There are at least six major akhada scattered around Kolhapur, mostly hidden down small lanes of homes and shops. There used to be hundreds, but their numbers have dwindled with neglect and disuse, and as the numbers of schools decline, so do the numbers of wrestlers. Old-timers complain that younger wrestlers lack the commitment to keep the sport alive.
Kushti is a demanding sport. Wrestlers live, cook, eat and sleep together in the akhada, forming small communities of as few as a couple of dozen to as many as one hundred, with ages ranging from as young as seven to their mid-twenties. They come from across India. Many have been away from their homes for much of their lives and look on fellow fighters as family.
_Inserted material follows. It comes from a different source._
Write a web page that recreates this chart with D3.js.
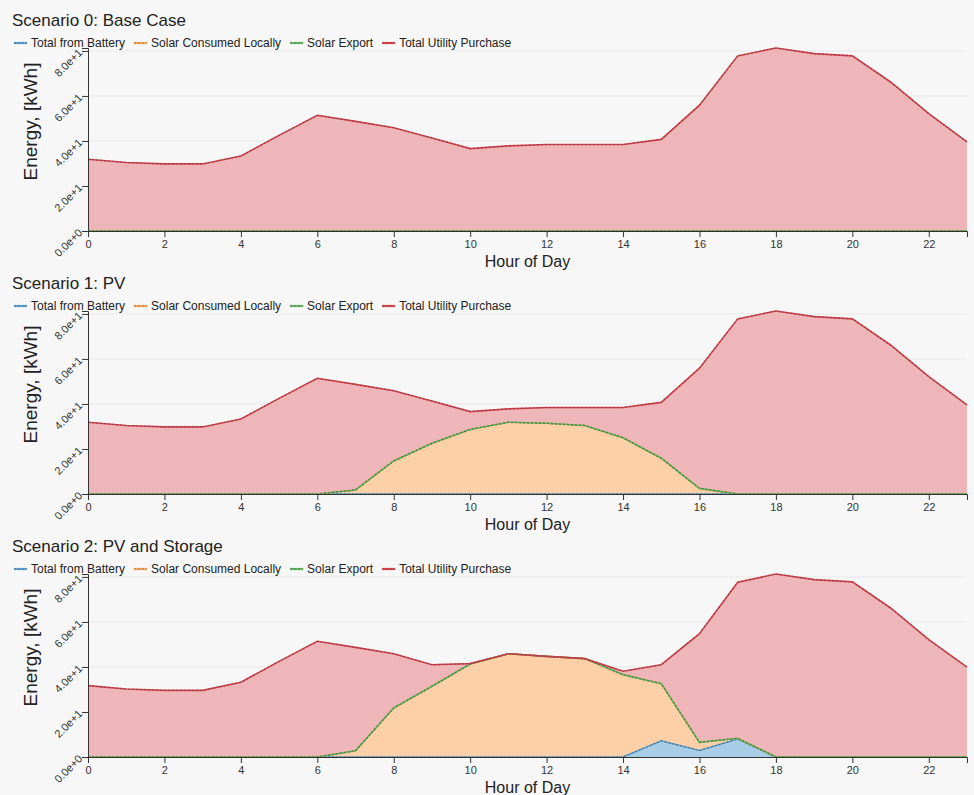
<!DOCTYPE html>
<html><head><meta charset="utf-8">
<script src="https://cdn.jsdelivr.net/npm/d3@7"></script>
<style>
body{margin:0;background:#f7f7f7;font-family:"Liberation Sans",Arial,sans-serif}
svg{display:block}
</style>
</head><body>
<svg id="chart" width="974" height="795"></svg>
<script>
const hours = [0,1,2,3,4,5,6,7,8,9,10,11,12,13,14,15,16,17,18,19,20,21,22,23];
const seriesNames = ["Total from Battery","Solar Consumed Locally","Solar Export","Total Utility Purchase"];
const scenarioTitles = ["Scenario 0: Base Case","Scenario 1: PV","Scenario 2: PV and Storage"];
const xTickValues = [0,2,4,6,8,10,12,14,16,18,20,22];

// Scenario 0
const s0Battery = [0,0,0,0,0,0,0,0,0,0,0,0,0,0,0,0,0,0,0,0,0,0,0,0];
const s0Solar   = [0,0,0,0,0,0,0,0,0,0,0,0,0,0,0,0,0,0,0,0,0,0,0,0];
const s0Export  = [0,0,0,0,0,0,0,0,0,0,0,0,0,0,0,0,0,0,0,0,0,0,0,0];
const s0Utility = [31.9,30.4,29.8,29.8,33.3,42.5,51.4,48.7,45.9,41.3,36.6,37.8,38.4,38.4,38.4,40.7,55.9,77.8,81.3,78.8,77.8,66.2,52.1,39.6];
// Scenario 1
const s1Battery = [0,0,0,0,0,0,0,0,0,0,0,0,0,0,0,0,0,0,0,0,0,0,0,0];
const s1Solar   = [0,0,0,0,0,0,0,1.8,14.7,22.5,28.7,31.9,31.4,30.4,25.0,15.9,2.5,0,0,0,0,0,0,0];
const s1Export  = [0,0,0,0,0,0,0,0,0,0,0,0,0,0,0,0,0,0,0,0,0,0,0,0];
const s1Utility = [31.9,30.4,29.8,29.8,33.3,42.5,51.4,46.9,31.2,18.8,7.9,5.9,7.0,8.0,13.4,24.8,53.4,77.8,81.3,78.8,77.8,66.2,52.1,39.6];
// Scenario 2
const s2Battery = [0,0,0,0,0,0,0,0,0,0,0,0,0,0,0,7.2,2.9,8.0,0,0,0,0,0,0];
const s2Solar   = [0,0,0,0,0,0,0,2.8,21.8,31.4,41.3,45.9,44.7,43.7,36.6,25.4,3.6,0.3,0,0,0,0,0,0];
const s2Export  = [0,0,0,0,0,0,0,0,0,0,0,0,0,0,0,0,0,0,0,0,0,0,0,0];
const s2Utility = [31.7,30.2,29.6,29.6,33.2,42.5,51.4,45.9,24.1,9.6,0.2,0,0,0,1.5,8.4,48.3,69.3,81.3,78.8,77.8,66.2,52.1,39.9];

const scenarios = [
  [s0Battery,s0Solar,s0Export,s0Utility],
  [s1Battery,s1Solar,s1Export,s1Utility],
  [s2Battery,s2Solar,s2Export,s2Utility]
];

const fillColors = ["#a8cde6","#fdd0a8","#b5dcb0","#efb6ba"];
const lineColors = ["#5d9fd1","#f7a55c","#62b85e","#d9424c"];

const svg = d3.select("#chart");
const left = 88, right = 967, plotTop = 48, plotBottom = 231, panelStep = 263;

const x = d3.scaleLinear().domain([0,23]).range([left,right]);

scenarios.forEach((series, i) => {
  const off = i*panelStep;
  const g = svg.append("g").attr("transform", `translate(0,${off})`);
  const rows = hours.map((h,k) => {
    const r = {hour:h};
    seriesNames.forEach((n,j) => r[n] = series[j][k]);
    return r;
  });
  const stacked = d3.stack().keys(seriesNames)(rows);
  const ymax = d3.max(stacked[stacked.length-1], d => d[1]);
  const y = d3.scaleLinear().domain([0,ymax]).range([plotBottom,plotTop]);

  // title
  g.append("text").attr("x",12).attr("y",26).attr("font-size",17).attr("fill","#222").text(scenarioTitles[i]);

  // legend
  let lx = 14;
  seriesNames.forEach((n,j) => {
    const lg = g.append("g").attr("transform",`translate(${lx},43)`);
    lg.append("line").attr("x1",0).attr("x2",13).attr("stroke",lineColors[j]).attr("stroke-width",2.2);
    lg.append("line").attr("x1",0).attr("x2",13).attr("stroke","#444").attr("stroke-opacity",0.45).attr("stroke-width",1).attr("stroke-dasharray","2,2");
    const t = lg.append("text").attr("x",17).attr("y",4).attr("font-size",12).attr("fill","#222").text(n);
    lx += 17 + t.node().getComputedTextLength() + 9;
  });

  // grid
  const yTicks = y.ticks(5);
  g.append("g").selectAll("line").data(yTicks.filter(d=>d>0)).join("line")
    .attr("x1",left).attr("x2",right).attr("y1",d=>y(d)).attr("y2",d=>y(d))
    .attr("stroke","#e8e8e8").attr("stroke-width",1);

  // areas
  const area = d3.area().x(d=>x(d.data.hour)).y0(d=>y(d[0])).y1(d=>y(d[1]));
  const line = d3.line().x(d=>x(d.data.hour)).y(d=>y(d[1]));
  g.append("g").selectAll("path").data(stacked).join("path")
    .attr("d",area).attr("fill",(d,j)=>fillColors[j]).attr("stroke","none");
  // lines
  const lines = g.append("g");
  stacked.forEach((s,j) => {
    lines.append("path").attr("d",line(s)).attr("fill","none").attr("stroke",lineColors[j]).attr("stroke-width",1.6);
    lines.append("path").attr("d",line(s)).attr("fill","none").attr("stroke","#3a3a3a").attr("stroke-opacity",0.45).attr("stroke-width",1.2).attr("stroke-dasharray","2,2");
  });

  // axes
  const xa = g.append("g").attr("transform",`translate(0,${plotBottom})`)
    .call(d3.axisBottom(x).tickValues(xTickValues).tickSizeOuter(6));
  xa.selectAll("text").attr("font-size",11).attr("fill","#333").attr("font-family","'Liberation Sans',Arial,sans-serif");
  xa.selectAll("path,line").attr("stroke","#333");

  const ya = g.append("g").attr("transform",`translate(${left},0)`)
    .call(d3.axisLeft(y).ticks(5).tickFormat(d3.format(".1e")).tickSizeOuter(6));
  ya.selectAll("text").attr("font-size",11).attr("fill","#333").attr("font-family","'Liberation Sans',Arial,sans-serif")
    .attr("x",null).attr("dy",null).attr("text-anchor","end")
    .attr("transform","translate(-5,2) rotate(-45)");
  ya.selectAll("path,line").attr("stroke","#333");

  // axis titles
  g.append("text").attr("transform",`translate(37,${(plotTop+plotBottom)/2 - 18}) rotate(-90)`)
    .attr("text-anchor","middle").attr("font-size",19).attr("fill","#222").text("Energy, [kWh]");
  g.append("text").attr("x",(left+right)/2).attr("y",plotBottom+36)
    .attr("text-anchor","middle").attr("font-size",16).attr("fill","#222").text("Hour of Day");
});
</script>
</body></html>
The day begins at 5am with a group run before a punishing regimen of weightlifting and push-ups, perhaps more than five hundred over the course of a morning. Then the trainers arrive, and the wrestlers are paired for practice bouts.
After prayers are said and the pit prepared, the wrestlers rub their faces and bodies, and those of their opponents, with red dirt, which serves both as a blessing and to improve grip during the bout. The wrestlers spar for several hours. They eat and rest and, in the evening, the routine is repeated.
The wrestlers’ diet is designed to maintain muscle bulk and is heavy on crushed almonds, milk and ghee. They cook their own chapattis over an open fire after a day’s training. They are not required to be vegetarian and eat chicken and eggs.
Most of the boys come from poor families; for many, kushti is their one chance to break out of the cycle of poverty, to make a name for themselves and their families.